I am made in Canada. Like this old phonograph record, that came with a bilingual board game we were given at school in sixth grade. It was an optimistic, everybody's-friends collection of songs.
This weekend is the 150th anniversary of Confederation. Not everyone is delighted about that. According to certain voices of those inhabiting the northern part of this continent, my ancestors were land-robbers, murderers, and worse.
It's very confusing. I don't think that my Scottish-immigrant milling relatives thought of themselves as robber barons. Or my German-industrialist forebears who fled nineteenth-century unrest in Europe, and helped found the town of Hespeler.
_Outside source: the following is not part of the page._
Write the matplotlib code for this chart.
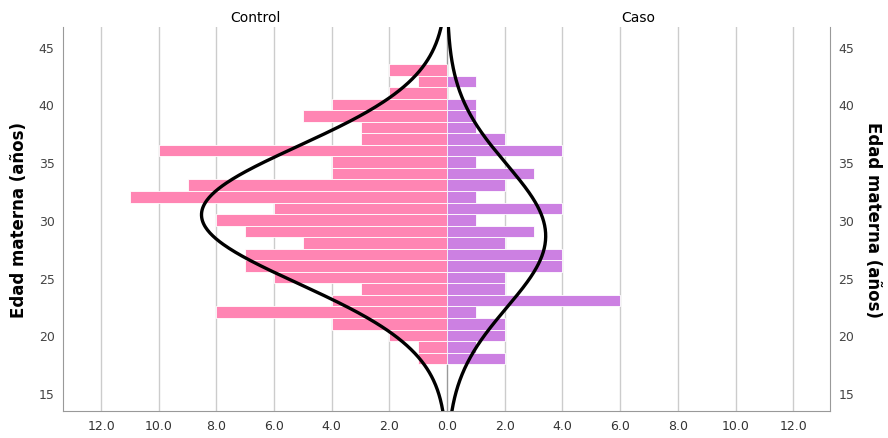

Or the other Scottish relatives who farmed in the bush and sang Psalms in little log and stone churches.
I don't think that's what my several-greats-grandfather was thinking about when he hauled his family up here from Pennsylvania.
Were they all wrong?
Because of them, and other bridge-builders and teachers and farmers and storytellers and members of Parliament, I am made in Canada. I have a Canadian passport, and a Canadian university degree. I have Canadian art on the walls (including a recent print by a Serbian-Canadian painter). I listen to Gordon Lightfoot and Oscar Peterson. I was a Girl Guide with a maple leaf Citizenship badge. I saw Karen Kain dance in 1972, and I met Jean Chretien in 1988. I watched Polka Dot Door, Readalong, and CUCUMBER (not to mention Tiny Talent Time and Uncle Bobby). I wore snowsuits big enough for three children, and skated after school (badly). I eat Smarties and butter tarts. I think paper money should be all different colours.
Canada is my home. Happy 150th birthday to my country.